After a few passes with our plastics out, we got out the rigging floss, chin weights, and started rigging up some ballyhoo we had in a brine mix from the night before. This was our first attempt and we were really bad at it. We managed to get enough rigged up and put out a few on islanders and a few naked running behind teasers. No hits. But the waves were 3 feet and not very far apart. Several of our lines got tangled when my GPS and autonav freaked out for some reason and attempted a u turn. 45 minutes later we put the plastics back out... we’ll try the natural baits again but with calmer conditions.

Ran south since we could not run straight into the waves coming from the west. Then over to the elbow. Water was not as nice south of nipple as it was at nipple and edge. Green. 

Near the elbow we set a course for the pass and continued the beating for another few hours. Rough day out there. But we gave it a shot. Flying fish EVERYWHERE. Hundreds.
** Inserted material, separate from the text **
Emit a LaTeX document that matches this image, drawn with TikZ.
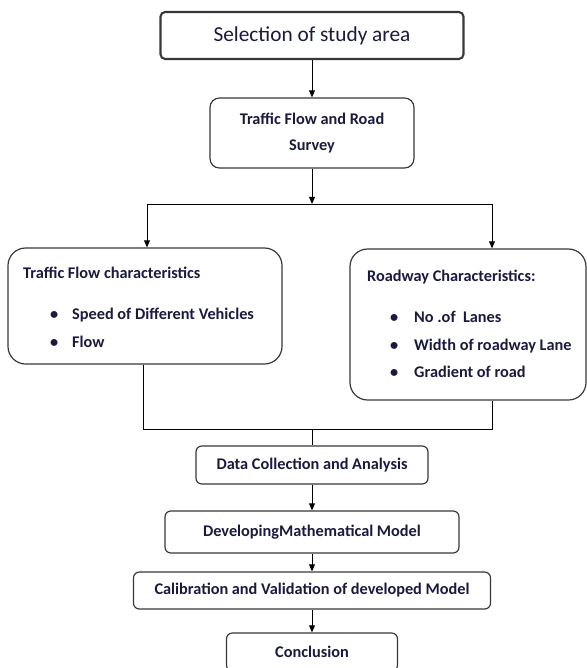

No weeds, no lines, no floating pallets. Hiltons and Roffs did not have enough data for the week so we went out there blind and just tried area with bottom characteristics like the edge, nipple, and elbow, 

We’ll get’em Next time. Still a great day with friends. We had a great time even under less than ideal conditions.

To end on a positive note- we were cool out there all day from a nice breeze and sea spray.


----------



## IslanderDiveCompany (Jul 22, 2018)

What size boat was yall in? Sorry no fish but thanks for post.


----------



## lastcast (Oct 12, 2007)

At least you tried and gained a little knowledge. Can't kill em every time. Better Luck next time.


----------



## panhandlephinsphan (Aug 25, 2008)

Proline 251 walkaround.

We did learn a few things for sure!


----------



## jspooney (Oct 2, 2007)

I really enjoyed this report. Thank you.


----------



## cody&ryand (Oct 3, 2007)

Thanks alot for the report. Really wishing this water would clear up in my range. Looks like a long run for the limited billfish tournament this weekend


----------



## panhandlephinsphan (Aug 25, 2008)

We are fishing that too. If weather is good we’ll leave Friday after the captain’s meeting. Really hoping for some good reads on Hilton’s.


----------



## Reel Rowdy (Oct 4, 2007)

Try a pin rig and bait spring with your ilanders. Takes 30 sec to put a ballyhoo on. No need to mess with chin weights and rigging floss. 


Sent from my iPad using Tapatalk


----------